Театр возникал спонтанно, из ничего, вел его всегда один и тот же дуэт, участники которого смотрели, видели только друг друга. В этом смысле дуэт был замкнут, закрыт так же, как и прочие больные, но в действии было столько натиска, страсти, что оно без сопротивления вовлекало в себя каждого, кто был рядом; все вокруг этой пары начинало жить и жило, пока дуэт сам собой не распадался. Тогда отделение разом успокаивалось, приходило в норму. Не могу сказать, чтобы пара заинтересовала меня с первого дня, по большей части я проводил время в обществе тех интернатских воспитанников, о которых расспрашивал Кронфельда, но не заметить ее было трудно.
Выше я уже говорил, как боялся, не мог ни на что решиться, когда возник разговор о госпитализации. Более того, если бы не давление матери и тетки, я бы, наверное, вообще не лег к Кронфельду. Но первые несколько дней в больнице прошли неплохо, я исполнился оптимизма, и, главное, во мне как-то сразу все уравновесилось, я был спокоен и после большого перерыва впервые начал работать. К несчастью, светлый период продлился недолго.

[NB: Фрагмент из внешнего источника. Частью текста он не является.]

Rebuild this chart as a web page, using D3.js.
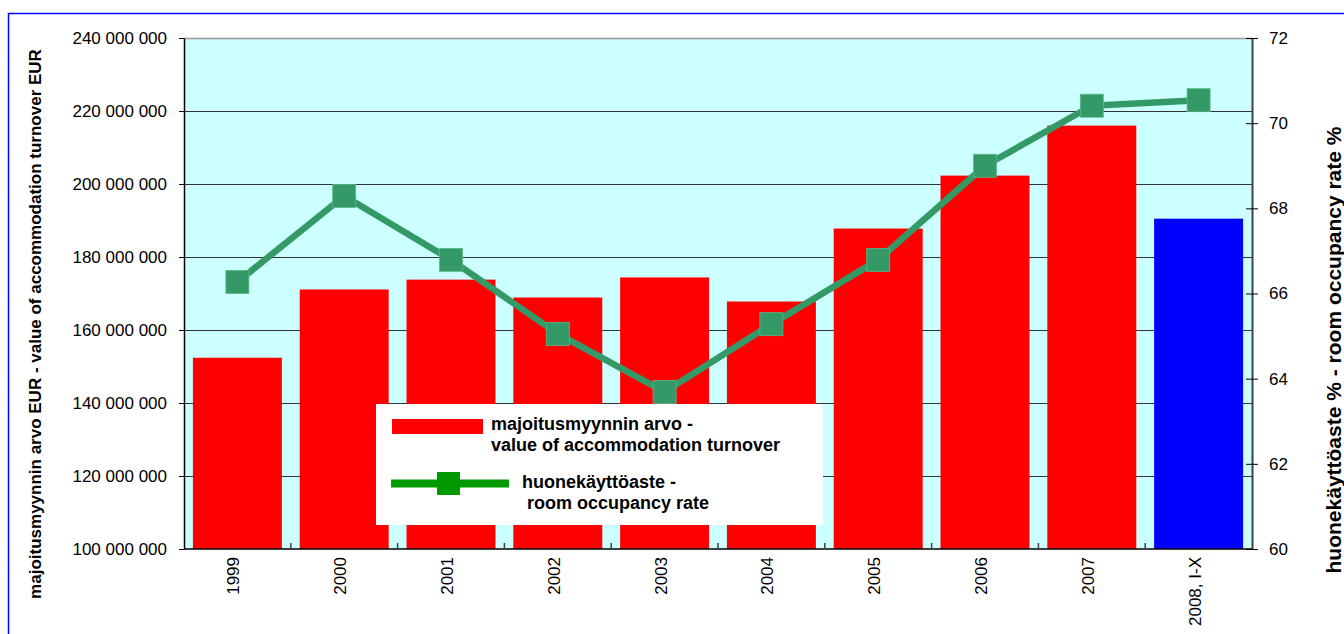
<!DOCTYPE html>
<html>
<head>
  <meta charset="utf-8">
  <title>Majoitusmyynti ja huonekäyttöaste</title>
  <style>
    body { margin: 0; background: #fff; }
    svg { display: block; font-family: "Liberation Sans", Arial, sans-serif; }
    .tick text { font-size: 17px; fill: #000; }
    .axis-title { font-size: 17px; font-weight: bold; }
    .legend text { font-size: 18px; font-weight: bold; }
  </style>
</head>
<body>
  <svg id="chart"></svg>

  <script src="https://d3js.org/d3.v7.min.js"></script>
  <script>
    // Data
    const years = ["1999", "2000", "2001", "2002", "2003", "2004", "2005", "2006", "2007", "2008, I-X"];
    const turnover = [152.4e6, 171.1e6, 173.8e6, 168.9e6, 174.4e6, 167.8e6, 187.8e6, 202.3e6, 216.0e6, 190.5e6];
    const occupancy = [66.27, 68.29, 66.79, 65.05, 63.69, 65.28, 66.79, 69.0, 70.41, 70.54];
    const leftTicks = [100e6, 120e6, 140e6, 160e6, 180e6, 200e6, 220e6, 240e6];
    const rightTicks = [60, 62, 64, 66, 68, 70, 72];

    const W = 1344, H = 634;
    const plot = { left: 184, right: 1252, top: 38, bottom: 549 };

    const svg = d3.select("#chart").attr("width", W).attr("height", H);

    // outer blue frame
    svg.append("rect")
      .attr("x", 8.5).attr("y", 13.5)
      .attr("width", W).attr("height", H)
      .attr("fill", "none").attr("stroke", "#0000ff").attr("stroke-width", 1.5);

    const x = d3.scaleBand()
      .domain(years)
      .range([plot.left, plot.right])
      .paddingInner(0.167)
      .paddingOuter(0.0835);

    const yL = d3.scaleLinear().domain([100e6, 240e6]).range([plot.bottom, plot.top]);
    const yR = d3.scaleLinear().domain([60, 72]).range([plot.bottom, plot.top]);

    const fmt = d3.formatLocale({ decimal: ",", thousands: " ", grouping: [3], currency: ["", ""] }).format(",d");

    // plot background
    svg.append("rect")
      .attr("x", plot.left).attr("y", plot.top)
      .attr("width", plot.right - plot.left).attr("height", plot.bottom - plot.top)
      .attr("fill", "#ccffff");

    // gridlines
    svg.append("g").selectAll("line")
      .data(leftTicks.filter(d => d > 100e6 && d < 240e6))
      .join("line")
      .attr("x1", plot.left).attr("x2", plot.right)
      .attr("y1", d => Math.round(yL(d)) + 0.5).attr("y2", d => Math.round(yL(d)) + 0.5)
      .attr("stroke", "#333").attr("stroke-width", 1);

    svg.append("line")
      .attr("x1", plot.left).attr("x2", plot.right)
      .attr("y1", plot.top + 0.5).attr("y2", plot.top + 0.5)
      .attr("stroke", "#999").attr("stroke-width", 1.5);

    // bars
    svg.append("g").selectAll("rect")
      .data(years)
      .join("rect")
      .attr("x", d => x(d))
      .attr("width", x.bandwidth())
      .attr("y", (d, i) => yL(turnover[i]))
      .attr("height", (d, i) => yL(100e6) - yL(turnover[i]))
      .attr("fill", (d, i) => i === years.length - 1 ? "#0000ff" : "#ff0000");

    // occupancy line
    const cx = d => x(d) + x.bandwidth() / 2;
    const line = d3.line()
      .x((d, i) => cx(years[i]))
      .y(d => yR(d));

    svg.append("path")
      .datum(occupancy)
      .attr("d", line)
      .attr("fill", "none")
      .attr("stroke", "#339966")
      .attr("stroke-width", 6.5)
      .attr("stroke-linejoin", "round");

    const ms = 23;
    svg.append("g").selectAll("rect")
      .data(occupancy)
      .join("rect")
      .attr("x", (d, i) => cx(years[i]) - ms / 2)
      .attr("y", d => yR(d) - ms / 2)
      .attr("width", ms).attr("height", ms)
      .attr("fill", "#339966")
      .attr("stroke", "#5cb88a")
      .attr("stroke-width", 0.8);

    // left axis
    const gL = svg.append("g")
      .attr("transform", `translate(${plot.left},0)`)
      .call(d3.axisLeft(yL).tickValues(leftTicks).tickFormat(fmt).tickSize(5).tickPadding(12).tickSizeOuter(0));
    gL.select(".domain").attr("stroke", "#000").attr("stroke-width", 1.5);
    gL.selectAll(".tick line").attr("stroke", "#000");

    // right axis
    const gR = svg.append("g")
      .attr("transform", `translate(${plot.right},0)`)
      .call(d3.axisRight(yR).tickValues(rightTicks).tickSize(6).tickPadding(11).tickSizeOuter(0));
    gR.select(".domain").attr("stroke", "#404040").attr("stroke-width", 2);
    gR.selectAll(".tick line").attr("x1", -6).attr("stroke", "#000");

    // bottom axis
    svg.append("line")
      .attr("x1", plot.left).attr("x2", plot.right)
      .attr("y1", plot.bottom).attr("y2", plot.bottom)
      .attr("stroke", "#000").attr("stroke-width", 1.5);

    const bounds = years.slice(1).map(d => x(d) - x.step() * x.paddingInner() / 2);
    svg.append("g").selectAll("line")
      .data(bounds)
      .join("line")
      .attr("x1", d => d).attr("x2", d => d)
      .attr("y1", plot.bottom).attr("y2", plot.bottom - 6)
      .attr("stroke", "#404040").attr("stroke-width", 1.5);

    svg.append("g").selectAll("text")
      .data(years)
      .join("text")
      .attr("transform", d => `translate(${cx(d) - 4},${plot.bottom + 8}) rotate(-90)`)
      .attr("text-anchor", "end")
      .attr("dy", "0.35em")
      .style("font-size", "17px")
      .text(d => d);

    // axis titles
    svg.append("text")
      .attr("class", "axis-title")
      .attr("transform", "translate(35,324) rotate(-90)")
      .attr("text-anchor", "middle")
      .attr("dy", "0.35em")
      .text("majoitusmyynnin arvo EUR - value of accommodation turnover EUR");

    svg.append("text")
      .attr("class", "axis-title")
      .attr("transform", "translate(1334,350) rotate(-90)")
      .attr("text-anchor", "middle")
      .attr("dy", "0.35em")
      .style("font-size", "21px")
      .text("huonekäyttöaste % - room occupancy rate %");

    // legend
    const legend = svg.append("g").attr("class", "legend");
    legend.append("rect")
      .attr("x", 376).attr("y", 404).attr("width", 447).attr("height", 121)
      .attr("fill", "#fff");
    legend.append("rect")
      .attr("x", 392).attr("y", 419).attr("width", 91).attr("height", 15)
      .attr("fill", "#ff0000");
    legend.append("text").attr("x", 491).attr("y", 430).text("majoitusmyynnin arvo -");
    legend.append("text").attr("x", 491).attr("y", 451).text("value of accommodation turnover");
    legend.append("line")
      .attr("x1", 391).attr("x2", 509).attr("y1", 483.5).attr("y2", 483.5)
      .attr("stroke", "#009900").attr("stroke-width", 8);
    legend.append("rect")
      .attr("x", 437).attr("y", 472).attr("width", 23).attr("height", 23)
      .attr("fill", "#009900");
    legend.append("text").attr("x", 522).attr("y", 488).text("huonekäyttöaste -");
    legend.append("text").attr("x", 527).attr("y", 509).text("room occupancy rate");
  </script>
</body>
</html>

Еще перед тем, как ехать в больницу, я дал себе слово возобновить «Синодик». Я решил, что при всех условиях буду трудиться каждый день, составил четкий план, о ком и в какой последовательности писать; теперь у меня все это пошло. Даже о тех, о ком я собирался рассказать кратко, только помянуть, потому что во мне от них мало что осталось, на бумаге я стал один за другим вспоминать новые и новые эпизоды, слова, жесты, выражения лица; работал легко, почти не останавливаясь, о каждом мог писать еще и еще, все они действительно как бы ожили и вернулись. Это были очень счастливые дни: я чувствовал в себе силу, чувствовал, что мне дан едва ли не дар воскрешения, а потом, на исходе второй недели, работа оборвалась.